Она почти внесла обессиленную Наталью Петровну в квартиру и захлопнула дверь. Может быть, чересчур громко.
Соседки переглянулись и поняли друг друга без слов: дескать, какие неблагодарные люди эти Колосовы! Мы им добра желаем, а они... Если что-то у них случилось — значит, сами и виноваты. За что боролись, на то и напоролись. Что посеешь, то и пожнешь. Ишь, гордые, не желают дружески поделиться своими переживаниями, вот пусть сами и расхлебывают! А как хотелось бы послушать их излияния, насладиться чужой бедой!..
... — Мама, мамочка, объясни толком. Ты, наверно, что-то путаешь. Ты же столько лет безупречно...

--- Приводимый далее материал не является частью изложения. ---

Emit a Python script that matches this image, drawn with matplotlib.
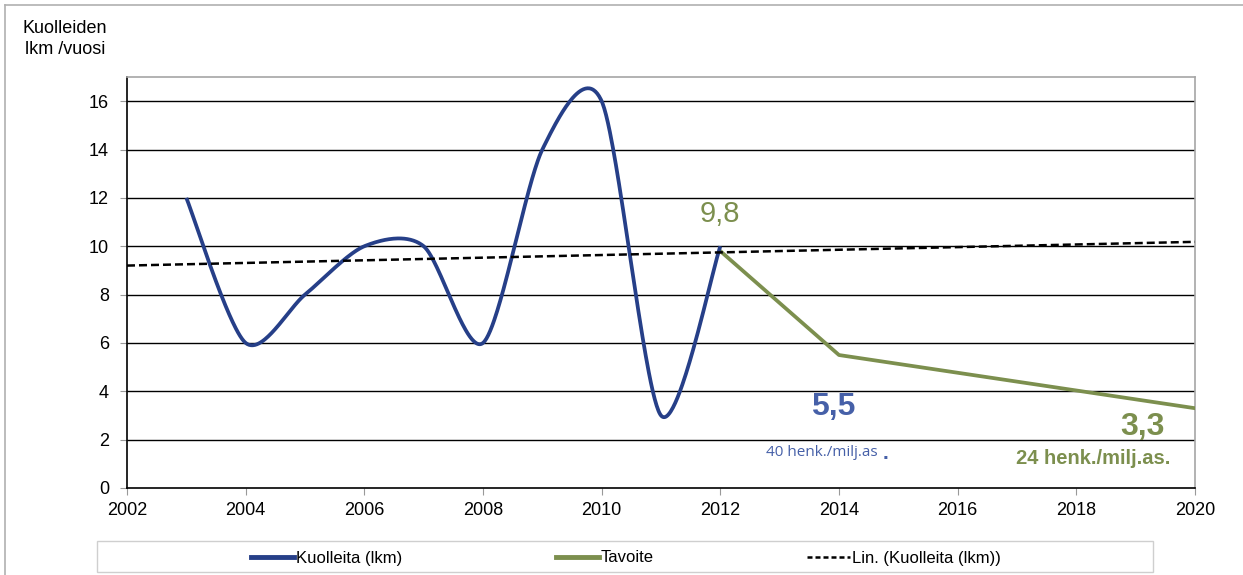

— Столько лет безупречно... у-у-у!
— Но как... что тебе сказали хоть? Какая-то недостача обнаружилась или что?
— Отродясь не было у меня недостач... Что я, девчонка, что ли? Я на них всю жизнь... всю жизнь... пахала... наизнанку выворачивалась... у-у-у... как для родных! А Иван Иваныч... мы с ним бок о бок столько лет... а он...
Иван Иванович был начальником строительного управления, где Наталья Петровна Колосова работала главным бухгалтером. Маша никогда не видела этого человека, знала только его повелительный голос. Он нередко звонил к ним домой, если вдруг требовалась срочная помощь главбуха. И Наталья Петровна тут же срывалась и неслась в свое СУ, невзирая на выходные, праздники или поздний час.
— Ну и что же Иван Иваныч? Не заступился за тебя?
— Какое «заступился»! Сам же, первый... Говорит, поздравляю с заслуженным отдыхом! С выходом на пенсию то есть. Ты представляешь, Манечка, он меня еще и поздравляет!
— Негодяй.
— Хуже! Последняя тварь.
— Но хоть повод какой-то был?
— Какой повод! Никакого повода. Возраст — вот их повод. А разве люди с возрастом глупеют? Разве у молодых больше опыта? Разве молодой знает все эти тонкости?
— Так они решили взять молодого на твое место?